Sabe-se que vários fatores contribuem para o aumento do risco de TdP induzida por drogas, incluindo sexo feminino, doença cardíaca estrutural, síndrome do QT longo congênito, distúrbios eletrolíticos, insuficiência hepática / renal e medicamentos concomitantes que prolongam o QT. A segurança dos medicamentos que prolongam o intervalo QT pode ser maximizada pelo monitoramento e otimização rigorosos desses fatores. Um escore de risco foi derivado e validado por Tisdale et al., para predição do prolongamento do intervalo QT associado a medicamentos entre pacientes hospitalizados em unidades de cuidados cardíacos (Tabela 1). Um escore de Tisdale ≤ 6 prediz baixo risco, 7-10 risco médio e ≥ 11 alto risco de prolongamento do intervalo QT associado a medicamentos (Tabela 2).
Tabela 1. Escore de risco para prolongamento do QTc associado a medicamentos (escore de Tisdale)
Fatores de risco | Pontos |
Idade ≥ 68 anos | 1 |
Sexo feminino | 1 |
Diuréticos de alça | 1 |
K+ sérico ≤ 3,5 mEq / L | 2 |
QTc na admissão ≥ 450 ms | 2 |
IAM | 2 |
≥ 2 medicamentos que prolongam o QTc | 6 |
Sepse | 3 |
Insuficiência cardíaca | 3 |
1 medicamento que prolonga o QTc | 3 |
Pontuação máxima de risco | 21 |
K+ = potássio;
IAM = infarto agudo do miocárdio. |
Tabela 2. Níveis de risco para prolongamento do intervalo QT associado a medicamentos
Baixo risco ≤ 6 pontos |
Risco moderado entre 7-10 pontos |
Alto risco ≥ 11 pontos |
Monitoramento sugerido para uso clínico hospitalar
Os pacientes admitidos com COVID-19 provavelmente têm QTc basal mais longo e apresentam maiores riscos arrítmicos em potencial como resultado das sequelas metabólicas e fisiológicas de sua doença e uma carga tipicamente maior de doenças associadas. No entanto, dada a gravidade da doença, pacientes hospitalizados e gravemente enfermos também podem obter o máximo benefício de terapias potencialmente eficazes.
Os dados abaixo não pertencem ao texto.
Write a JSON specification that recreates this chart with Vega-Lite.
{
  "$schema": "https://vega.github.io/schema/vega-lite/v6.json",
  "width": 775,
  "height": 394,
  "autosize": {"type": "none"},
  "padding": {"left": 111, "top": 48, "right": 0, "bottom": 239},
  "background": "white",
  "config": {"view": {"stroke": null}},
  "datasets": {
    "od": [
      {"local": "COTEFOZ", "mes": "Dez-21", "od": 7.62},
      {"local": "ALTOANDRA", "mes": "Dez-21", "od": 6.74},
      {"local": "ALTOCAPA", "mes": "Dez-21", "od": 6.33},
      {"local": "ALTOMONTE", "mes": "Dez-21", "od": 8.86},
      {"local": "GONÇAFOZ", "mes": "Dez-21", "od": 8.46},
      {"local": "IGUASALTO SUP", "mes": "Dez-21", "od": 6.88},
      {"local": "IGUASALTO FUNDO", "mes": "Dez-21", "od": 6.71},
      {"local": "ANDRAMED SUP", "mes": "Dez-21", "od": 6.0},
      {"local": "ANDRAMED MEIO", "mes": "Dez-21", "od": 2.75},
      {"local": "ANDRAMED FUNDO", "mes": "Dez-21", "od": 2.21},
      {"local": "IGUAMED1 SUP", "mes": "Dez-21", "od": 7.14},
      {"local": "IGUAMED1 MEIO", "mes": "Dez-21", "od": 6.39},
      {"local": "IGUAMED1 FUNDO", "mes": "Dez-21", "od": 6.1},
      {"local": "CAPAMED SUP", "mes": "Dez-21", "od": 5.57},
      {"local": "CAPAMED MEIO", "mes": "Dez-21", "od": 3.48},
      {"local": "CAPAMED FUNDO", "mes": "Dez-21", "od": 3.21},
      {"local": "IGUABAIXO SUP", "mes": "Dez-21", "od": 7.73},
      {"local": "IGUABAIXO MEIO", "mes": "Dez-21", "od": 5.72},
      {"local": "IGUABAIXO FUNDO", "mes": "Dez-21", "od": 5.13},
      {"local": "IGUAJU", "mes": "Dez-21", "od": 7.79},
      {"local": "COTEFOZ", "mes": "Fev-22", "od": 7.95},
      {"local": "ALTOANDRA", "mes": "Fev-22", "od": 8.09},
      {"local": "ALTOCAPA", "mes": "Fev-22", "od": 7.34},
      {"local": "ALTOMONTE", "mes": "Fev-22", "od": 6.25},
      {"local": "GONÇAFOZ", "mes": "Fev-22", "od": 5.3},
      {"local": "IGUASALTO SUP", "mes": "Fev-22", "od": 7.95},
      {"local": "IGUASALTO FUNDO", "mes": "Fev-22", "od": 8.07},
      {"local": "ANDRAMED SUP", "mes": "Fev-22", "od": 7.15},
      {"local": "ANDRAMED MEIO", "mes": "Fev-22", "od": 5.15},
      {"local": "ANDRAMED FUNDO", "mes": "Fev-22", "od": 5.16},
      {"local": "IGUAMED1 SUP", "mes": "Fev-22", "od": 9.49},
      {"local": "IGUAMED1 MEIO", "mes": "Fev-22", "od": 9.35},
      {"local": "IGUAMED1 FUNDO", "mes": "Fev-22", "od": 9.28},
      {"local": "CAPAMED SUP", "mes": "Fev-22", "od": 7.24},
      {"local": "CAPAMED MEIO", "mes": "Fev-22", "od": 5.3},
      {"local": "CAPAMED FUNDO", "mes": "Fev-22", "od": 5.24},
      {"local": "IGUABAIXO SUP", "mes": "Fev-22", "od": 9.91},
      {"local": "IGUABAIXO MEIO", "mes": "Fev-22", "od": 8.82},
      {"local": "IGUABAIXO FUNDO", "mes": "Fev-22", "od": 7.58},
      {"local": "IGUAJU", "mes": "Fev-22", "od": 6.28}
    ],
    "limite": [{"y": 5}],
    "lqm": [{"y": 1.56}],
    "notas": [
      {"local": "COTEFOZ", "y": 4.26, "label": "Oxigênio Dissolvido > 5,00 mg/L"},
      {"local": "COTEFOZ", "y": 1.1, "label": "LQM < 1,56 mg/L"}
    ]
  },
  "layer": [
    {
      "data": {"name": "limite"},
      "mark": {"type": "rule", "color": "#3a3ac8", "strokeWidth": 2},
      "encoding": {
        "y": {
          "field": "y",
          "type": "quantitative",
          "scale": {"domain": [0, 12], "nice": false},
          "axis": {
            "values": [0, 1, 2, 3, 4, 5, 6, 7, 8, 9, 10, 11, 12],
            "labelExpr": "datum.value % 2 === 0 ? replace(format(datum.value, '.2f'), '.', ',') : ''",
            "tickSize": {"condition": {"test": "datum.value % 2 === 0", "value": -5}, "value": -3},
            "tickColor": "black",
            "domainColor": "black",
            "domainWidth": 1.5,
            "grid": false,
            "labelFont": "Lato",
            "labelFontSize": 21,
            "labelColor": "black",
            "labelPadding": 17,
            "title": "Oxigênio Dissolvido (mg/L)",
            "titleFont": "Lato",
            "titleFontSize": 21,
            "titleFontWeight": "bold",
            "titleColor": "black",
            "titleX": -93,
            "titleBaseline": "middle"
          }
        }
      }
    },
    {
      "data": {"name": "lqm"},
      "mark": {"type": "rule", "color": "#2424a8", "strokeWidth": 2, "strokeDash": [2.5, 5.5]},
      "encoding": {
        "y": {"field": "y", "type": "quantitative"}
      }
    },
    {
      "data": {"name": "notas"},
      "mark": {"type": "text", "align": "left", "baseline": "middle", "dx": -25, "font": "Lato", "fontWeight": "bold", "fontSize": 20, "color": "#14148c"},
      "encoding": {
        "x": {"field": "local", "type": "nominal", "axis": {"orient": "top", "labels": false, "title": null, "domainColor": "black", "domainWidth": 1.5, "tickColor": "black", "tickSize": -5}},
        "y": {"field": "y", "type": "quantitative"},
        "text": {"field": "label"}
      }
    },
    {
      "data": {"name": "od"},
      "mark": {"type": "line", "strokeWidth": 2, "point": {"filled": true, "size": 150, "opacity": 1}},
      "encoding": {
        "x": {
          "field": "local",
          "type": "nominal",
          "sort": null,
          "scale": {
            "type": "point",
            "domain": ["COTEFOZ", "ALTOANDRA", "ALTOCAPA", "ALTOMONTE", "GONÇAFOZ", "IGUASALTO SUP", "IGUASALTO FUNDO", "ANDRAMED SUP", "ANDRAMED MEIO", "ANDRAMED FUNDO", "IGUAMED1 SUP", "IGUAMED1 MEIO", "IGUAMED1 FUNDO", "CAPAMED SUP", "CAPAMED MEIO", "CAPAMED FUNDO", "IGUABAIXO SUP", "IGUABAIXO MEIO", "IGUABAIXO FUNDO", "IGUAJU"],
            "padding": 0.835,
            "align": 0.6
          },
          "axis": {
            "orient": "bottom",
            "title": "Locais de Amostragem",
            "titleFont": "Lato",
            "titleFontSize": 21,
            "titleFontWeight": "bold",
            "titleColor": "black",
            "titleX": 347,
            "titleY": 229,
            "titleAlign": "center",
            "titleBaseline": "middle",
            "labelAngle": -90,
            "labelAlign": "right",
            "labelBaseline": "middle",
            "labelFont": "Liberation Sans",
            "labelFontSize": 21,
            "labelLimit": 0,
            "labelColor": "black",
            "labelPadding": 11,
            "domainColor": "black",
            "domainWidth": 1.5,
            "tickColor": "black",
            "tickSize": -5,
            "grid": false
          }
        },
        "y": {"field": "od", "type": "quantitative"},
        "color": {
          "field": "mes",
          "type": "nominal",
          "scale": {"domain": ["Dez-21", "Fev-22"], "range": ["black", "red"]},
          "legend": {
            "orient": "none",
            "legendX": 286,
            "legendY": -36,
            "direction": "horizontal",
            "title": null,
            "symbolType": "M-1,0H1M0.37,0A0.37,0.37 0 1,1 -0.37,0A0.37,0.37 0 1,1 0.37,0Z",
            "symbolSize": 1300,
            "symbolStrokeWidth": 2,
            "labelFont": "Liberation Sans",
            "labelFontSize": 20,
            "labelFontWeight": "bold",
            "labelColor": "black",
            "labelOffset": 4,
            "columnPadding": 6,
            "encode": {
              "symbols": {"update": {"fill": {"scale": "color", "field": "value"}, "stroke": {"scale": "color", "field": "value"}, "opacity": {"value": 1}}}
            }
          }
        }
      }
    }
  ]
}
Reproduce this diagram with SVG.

O objetivo da triagem de QTc nesse cenário não é identificar pacientes que não são candidatos à terapia, mas identificar aqueles que apresentam maior risco de TdP, para que medidas defensivas agressivas possam ser implementadas.
- Linha de base
- Interrompa e evite todos os outros agentes prolongadores não críticos do QT.
- Avalie um ECG basal, função renal, função hepática, potássio sérico e magnésio sérico.
- Quando possível, solicite a um cardiologista / arritmologista experiente para medir QTc.
- Contraindicações relativas (sujeitas a modificação com base nos benefícios potenciais da terapia)
- História de síndrome do QT longo, ou
- QTc basal > 500 ms (ou > 530-550 ms em pacientes com QRS maior que > 120 ms)
- Monitoramento contínuo, ajuste da dose e descontinuação do medicamento
- Monitore e otimize o potássio sérico diariamente.
- Realize ECG 2-3 horas após a segunda dose de hidroxicloroquina e diariamente depois.
- Se o QTc aumentar em > 60 ms ou absoluto > 500 ms (ou > 530-550 ms se QRS > 120 ms), interrompa a azitromicina (se usada) e / ou reduza a dose de hidroxicloroquina e repita o ECG diariamente.
- Se o QTc permanecer aumentado > 60 ms e/ou QTc absoluto> 500 ms (ou > 530-550 ms se QRS > 120 ms), reavaliar o risco-benefício da terapia em curso, considere a consulta com um arritmologista e considere a descontinuação da hidroxicloroquina.
Este texto é um resumo do artigo produzido por Timothy F. Simpson, Richard J. Kovacse Eric C. Stecker.